Unknowns from Isla Mujeres, November 2011


100_071 - 3 feet of water, grass beds/sand.  I'm really interested in the larger silvery fish below, but if anyone has any guess about the school of smaller fish above it, please let me know.

PICT0006 and PICT0016 - Probably the same species, occurring together @ 40'.  The second one is missing part of the tail.

PICT0065 and PICT0067 - Same fish in both pictures.  50 feet, Isla Mujeres

PICT0088 - 40 feet, Isla Mujeres

Any help is appreciated.  Thanks.

Fish IDs

The small, schooling fish are Hardhead Silversides and the larger fish below belongs to the Mojarra family (Gerreidae). Looks like a Eucinostomus specie. Check out the Flagfin Mojarra in Humann's book to see something similar.

Fish No. 2 looks like a Carribean Stingray. I thought they were mainly around shallow mangroves, but maybe they venture out into the deep.

The last three pictures are all Dusky Damsels, Stegastes adustus.


Thanks for the info. 

Thanks for the info.  Hardhead silverside for sure!  Couldn't figure that one out in the field, and they were everywhere.

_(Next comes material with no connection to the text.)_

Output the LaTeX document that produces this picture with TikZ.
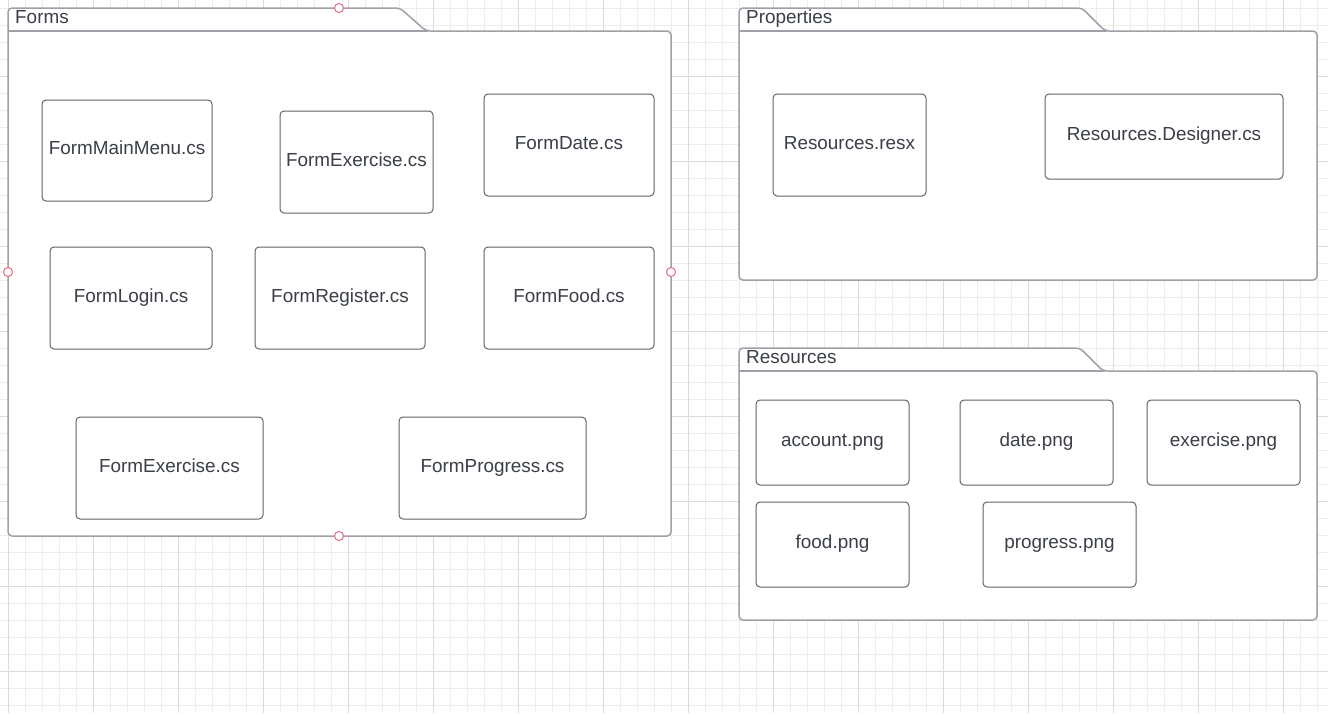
\documentclass[tikz,border=0pt]{standalone}
\usepackage{fontspec}
\setmainfont{Liberation Sans}
\usetikzlibrary{positioning}

\definecolor{gridlight}{HTML}{EDEDED}
\definecolor{griddark}{HTML}{DCDCDC}
\definecolor{foldergray}{HTML}{9EA1A7}
\definecolor{filegray}{HTML}{5F636B}
\definecolor{textgray}{HTML}{3A3F48}
\definecolor{handlered}{HTML}{E86A7C}

\tikzset{
  label font/.style={font=\fontsize{18.9}{22}\selectfont, text=textgray},
  file/.style={draw=filegray, line width=1pt, rounded corners=4, fill=white,
    label font, inner sep=0pt, text height=13.5pt, text depth=5pt},
  folder/.style={draw=foldergray, line width=1.5pt, fill=white},
  foldertitle/.style={label font, anchor=west, inner sep=0pt, text height=13.5pt, text depth=4pt},
  handle/.style={draw=handlered, line width=1pt, fill=white},
  gridminor/.style={draw=gridlight, line width=1pt},
  gridmajor/.style={draw=griddark, line width=1pt}
}

\begin{document}
\begin{tikzpicture}[x=1pt, y=-1pt]
      \useasboundingbox (0,0) rectangle (1328,713);
      \fill[white] (0,0) rectangle (1328,713);

      % background grid
      \foreach \i in {0,...,77} \draw[gridminor] ({8.3+17*\i},0) -- ++(0,713);
      \foreach \j in {0,...,41} \draw[gridminor] (0,{8.3+17*\j}) -- ++(1328,0);
      \foreach \i in {0,...,15} \draw[gridmajor] ({8.3+85*\i},0) -- ++(0,713);
      \foreach \j in {0,...,7} \draw[gridmajor] (0,{76.3+85*\j}) -- ++(1328,0);

      % folders
      \draw[folder, rounded corners=4] (8,31) -- (8,8) -- (400,8) -- (426,31) -- (671,31)
            -- (671,536) -- (8,536) -- cycle;
      \draw[folder] (8,31) -- (428,31);
      \node[foldertitle] (formstitle) at (15,19) {Forms};

      \draw[folder, rounded corners=4] (739,31) -- (739,8) -- (1082,8) -- (1105,31) -- (1317,31)
            -- (1317,280) -- (739,280) -- cycle;
      \draw[folder] (739,31) -- (1107,31);
      \node[foldertitle] (propertiestitle) at (746,19) {Properties};

      \draw[folder, rounded corners=4] (739,371) -- (739,348) -- (1080,348) -- (1103,371) -- (1317,371)
            -- (1317,620) -- (739,620) -- cycle;
      \draw[folder] (739,371) -- (1105,371);
      \node[foldertitle] (resourcestitle) at (746,359) {Resources};

      % Forms
      \node[file, minimum width=170, minimum height=101] (mainmenu) at (127,150.5) {FormMainMenu.cs};
      \node[file, minimum width=153, minimum height=102] (exercise) at (356.5,162) {FormExercise.cs};
      \node[file, minimum width=170, minimum height=102] (date) at (569,145) {FormDate.cs};
      \node[file, minimum width=162, minimum height=102] (login) at (131,298) {FormLogin.cs};
      \node[file, minimum width=170, minimum height=102] (register) at (340,298) {FormRegister.cs};
      \node[file, minimum width=170, minimum height=102] (food) at (569,298) {FormFood.cs};
      \node[file, minimum width=187, minimum height=102] (exercisetwo) at (169.5,468) {FormExercise.cs};
      \node[file, minimum width=187, minimum height=102] (progress) at (492.5,468) {FormProgress.cs};

      % Properties
      \node[file, minimum width=153, minimum height=102] (resx) at (849.5,145) {Resources.resx};
      \node[file, minimum width=238, minimum height=85] (designer) at (1164,136.5) {Resources.Designer.cs};

      % Resources
      \node[file, minimum width=153, minimum height=85] (accountpng) at (832.5,442.5) {account.png};
      \node[file, minimum width=153, minimum height=85] (datepng) at (1036.5,442.5) {date.png};
      \node[file, minimum width=153, minimum height=85] (exercisepng) at (1223.5,442.5) {exercise.png};
      \node[file, minimum width=153, minimum height=85] (foodpng) at (832.5,544.5) {food.png};
      \node[file, minimum width=153, minimum height=85] (progresspng) at (1059.5,544.5) {progress.png};

      % selection handles
      \draw[handle] (339,8) circle (4.5);
      \draw[handle] (8,272) circle (4.5);
      \draw[handle] (671,272) circle (4.5);
      \draw[handle] (339,536) circle (4.5);
    \end{tikzpicture}
\end{document}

At first, we thought the mojarra-looking fish were flagfins, but we couldn't clearly see any white below the black tip on the dorsal.  Then, it looked more like a slender mojarra looking at the slender mojarra video on the Reef Fish software - the fish in the video had clear dark tips on the dorsal fin - but the shape wasn't quite right.  Now, after observing hundreds of these and taking many photos, we think these are silver jenny.  Some of the indviduals had dusky bands across their backs, which fits with either silver jenny or slender mojarra.  What do you think?

We thought the ray was Caribbean stingray, too.  After reading the habitat description, we weren't so sure.  It was on a large, flat sandy area, just in deeper water than I would expect based on the habitat description.

On the damselfish, what characters are you looking at to differentiate between dusky and longfin?  In the shallows, we saw both dusky and longfin juveniles, so both species are known to be in the area.  I had tentatively ID'd the damsels in these photos as longfin based on a bright blue edge on bottom of anal fin (most visible on last photo), and the depth (>30 feet, although I can't be sure of the exact depth).

Thanks, and have a happy fishy new year.